Orlando Cartagena Lagar is the leader of a political movement called Ambo Legadu, which, in 2022, unilaterally proclaimed the independence of Annobón. The 17-square-kilometer, 5,000-inhabitant island is located in the Gulf of Guinea, part of the Central African country of Equatorial Guinea. Its main language is a Portuguese creole known as Annobonese.
The country’s government, however, did not recognize the independence, and Lagar was forced to exile himself to Spain, where he lives to this day.
Cartagena Lagar, who was proclaimed Annobón’s “prime minister” by his movement, has been visiting many countries requesting assistance. This past week, he was in Buenos Aires in an effort to persuade Argentina to support his movement’s cause by recognizing the territory as an “associate state.”
“We ask for Argentina’s political support and we would like to be part of that country, but not to be annexed,” he said in an interview with Radio Rivadavia. “It can be an ‘associated state’, it can be a ‘province’ status. The projects we presented are under study, although we ask for support and visibility.”
The bid has a historical justification.
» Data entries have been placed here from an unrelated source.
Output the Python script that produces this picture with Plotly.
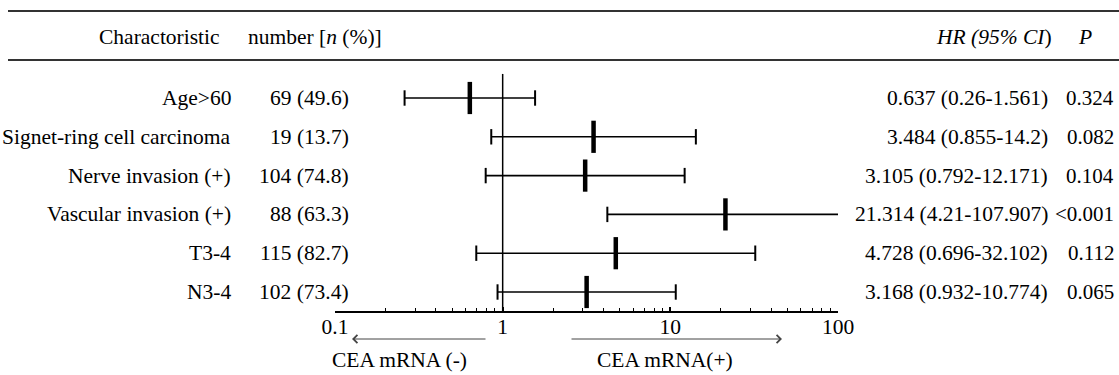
import plotly.graph_objects as go

# ---------------- data ----------------
characteristics = ["Age>60", "Signet-ring cell carcinoma", "Nerve invasion (+)",
                   "Vascular invasion (+)", "T3-4", "N3-4"]
numbers = ["69 (49.6)", "19 (13.7)", "104 (74.8)", "88 (63.3)", "115 (82.7)", "102 (73.4)"]
hr = [0.637, 3.484, 3.105, 21.314, 4.728, 3.168]
ci_low = [0.26, 0.855, 0.792, 4.21, 0.696, 0.932]
ci_high = [1.561, 14.2, 12.171, 107.907, 32.102, 10.774]
p_values = ["0.324", "0.082", "0.104", "<0.001", "0.112", "0.065"]
tick_vals = [0.1, 1, 10, 100]
tick_text = ["0.1", "1", "10", "100"]
minor_vals = [k * 10 ** e for e in (-1, 0, 1) for k in range(2, 10)]

# ---------------- layout constants ----------------
W, H = 1119, 375
FONT = "Liberation Serif"
FS = 21.5
row_top_px, row_step_px, axis_px = 98, 38.8, 311
y_top = -row_top_px / row_step_px
y_bottom = (axis_px - row_top_px) / row_step_px

def px(x):
    return x / W

def py(y):
    return (H - y) / H

rows = list(range(len(characteristics)))

fig = go.Figure()

# CI lines
lx, ly = [], []
for i, lo, hi in zip(rows, ci_low, ci_high):
    lx += [lo, hi, None]
    ly += [i, i, None]
fig.add_trace(go.Scatter(x=lx, y=ly, mode="lines",
                         line=dict(color="black", width=1.6),
                         hoverinfo="skip", showlegend=False))
# caps
fig.add_trace(go.Scatter(x=ci_low + ci_high, y=rows + rows, mode="markers",
                         marker=dict(symbol="line-ns", size=11,
                                     line=dict(color="black", width=2)),
                         hoverinfo="skip", showlegend=False))
# point estimates
fig.add_trace(go.Scatter(x=hr, y=rows, mode="markers",
                         marker=dict(symbol="line-ns", size=23,
                                     line=dict(color="black", width=4.5)),
                         showlegend=False))

shapes = [
    dict(type="line", xref="x", yref="y", x0=1, x1=1, y0=-0.62, y1=y_bottom,
         line=dict(color="black", width=1.5)),
    dict(type="line", xref="paper", yref="paper", x0=px(8), x1=1, y0=py(11), y1=py(11),
         line=dict(color="#333", width=2)),
    dict(type="line", xref="paper", yref="paper", x0=px(8), x1=1, y0=py(60), y1=py(60),
         line=dict(color="#333", width=2)),
]

tf = dict(family=FONT, size=FS, color="black")
tfp = dict(family=FONT, size=21, color="black")
ann = []
# headers
ann.append(dict(text="Charactoristic", x=px(222), y=py(37), xref="paper", yref="paper",
                xanchor="right", yanchor="middle", showarrow=False, font=tf))
ann.append(dict(text="number [<i>n</i> (%)]", x=px(246), y=py(37), xref="paper", yref="paper",
                xanchor="left", yanchor="middle", showarrow=False, font=tf))
ann.append(dict(text="<i>HR (95% CI</i>)", x=px(1054), y=py(37), xref="paper", yref="paper",
                xanchor="right", yanchor="middle", showarrow=False, font=tf))
ann.append(dict(text="<i>P</i>", x=px(1076), y=py(37), xref="paper", yref="paper",
                xanchor="left", yanchor="middle", showarrow=False, font=tf))

for i, c, n, h, lo, hi, p in zip(rows, characteristics, numbers, hr, ci_low, ci_high, p_values):
    ann.append(dict(text=c, x=px(233), y=i, xref="paper", yref="y",
                    xanchor="right", yanchor="middle", showarrow=False, font=tf))
    ann.append(dict(text=n, x=px(351), y=i, xref="paper", yref="y",
                    xanchor="right", yanchor="middle", showarrow=False, font=tf))
    ann.append(dict(text=f"{h} ({lo}-{hi})", x=px(1050), y=i, xref="paper", yref="y",
                    xanchor="right", yanchor="middle", showarrow=False, font=tf,
                    bgcolor="white"))
    ann.append(dict(text=p, x=px(1116), y=i, xref="paper", yref="y",
                    xanchor="right", yanchor="middle", showarrow=False, font=tfp))

# arrows
ann.append(dict(text="", x=px(352), y=py(339), xref="paper", yref="paper",
                ax=135, ay=0, showarrow=True, arrowhead=4, arrowsize=1.6,
                arrowwidth=1, arrowcolor="#444"))
ann.append(dict(text="", x=px(782), y=py(339), xref="paper", yref="paper",
                ax=-212, ay=0, showarrow=True, arrowhead=4, arrowsize=1.6,
                arrowwidth=1, arrowcolor="#444"))
ann.append(dict(text="CEA mRNA (-)", x=px(330), y=py(360), xref="paper", yref="paper",
                xanchor="left", yanchor="middle", showarrow=False, font=tf))
ann.append(dict(text="CEA mRNA(+)", x=px(595), y=py(360), xref="paper", yref="paper",
                xanchor="left", yanchor="middle", showarrow=False, font=tf))

fig.update_layout(
    width=W, height=H, autosize=False,
    margin=dict(l=0, r=0, t=0, b=0, pad=0, autoexpand=False),
    paper_bgcolor="white", plot_bgcolor="white",
    showlegend=False,
    shapes=shapes, annotations=ann,
    xaxis=dict(type="log", range=[-1, 2], domain=[px(335), px(838)],
               showline=True, linecolor="black", linewidth=1.5,
               ticks="inside", ticklen=4, tickwidth=1.5, tickcolor="black",
               tickmode="array", tickvals=tick_vals, ticktext=tick_text,
               tickfont=tf, ticklabelstandoff=-5,
               showgrid=False, zeroline=False, automargin=False,
               minor=dict(tickmode="array", tickvals=minor_vals, ticks="inside",
                          ticklen=3, tickwidth=1, tickcolor="black", showgrid=False)),
    yaxis=dict(range=[y_bottom, y_top], domain=[py(axis_px), 1], visible=False,
               showgrid=False, zeroline=False, automargin=False),
)

fig.write_html("out.html",
               config={"responsive": False, "displayModeBar": False},
               post_script="document.body.style.margin='0';document.body.style.padding='0';"
                           "document.body.style.overflow='hidden';"
                           "document.documentElement.style.overflow='hidden';")
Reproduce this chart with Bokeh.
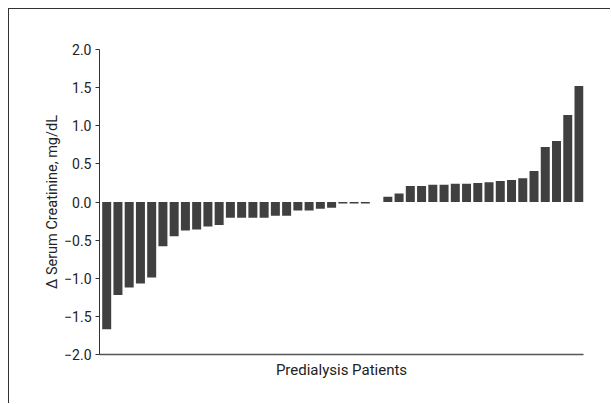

In the 1800s, Annobón was part of the Spanish Kingdom’s Viceroyalty of the Río de la Plata, of which Argentina declared its independence in 1816. “We are brothers, we were part of the same territory, and today we are once again asking for help from Argentina, our brother country,” Cartagena Lagar said.
The political activist accused Equatorial Guinea’s dictator of leading a “brutal” regime as a reason for his movement’s cause. “The dictator is slowly starving us to death and contaminating our lands,” he said, adding that the island is now a “toxic waste dump.”
The situation of Equatorial Guinea
Equatorial Guinea’s government has been characterized as a dictatorship by international observers. The country declared its independence from Spain in 1968. In 1972, local dictator Francisco Macías Nguema declared himself president for life, but was overthrown in a coup in 1979 by his nephew, Teodoro Obiang Nguema Mbasogo, who has been the country’s president since.
In 2024, British newspaper The Guardian reported that dozens of people were arrested to suppress dissent after the creation of Ambo Legadu.
Earlier this month, the Argentine ambassador to Ethiopia, Juan Ignacio Roccatagliata, visited his Equatoguinean counterpart, a move that people close to the matter see as a sign of support from the Milei administration to Equatorial Guinea’s government.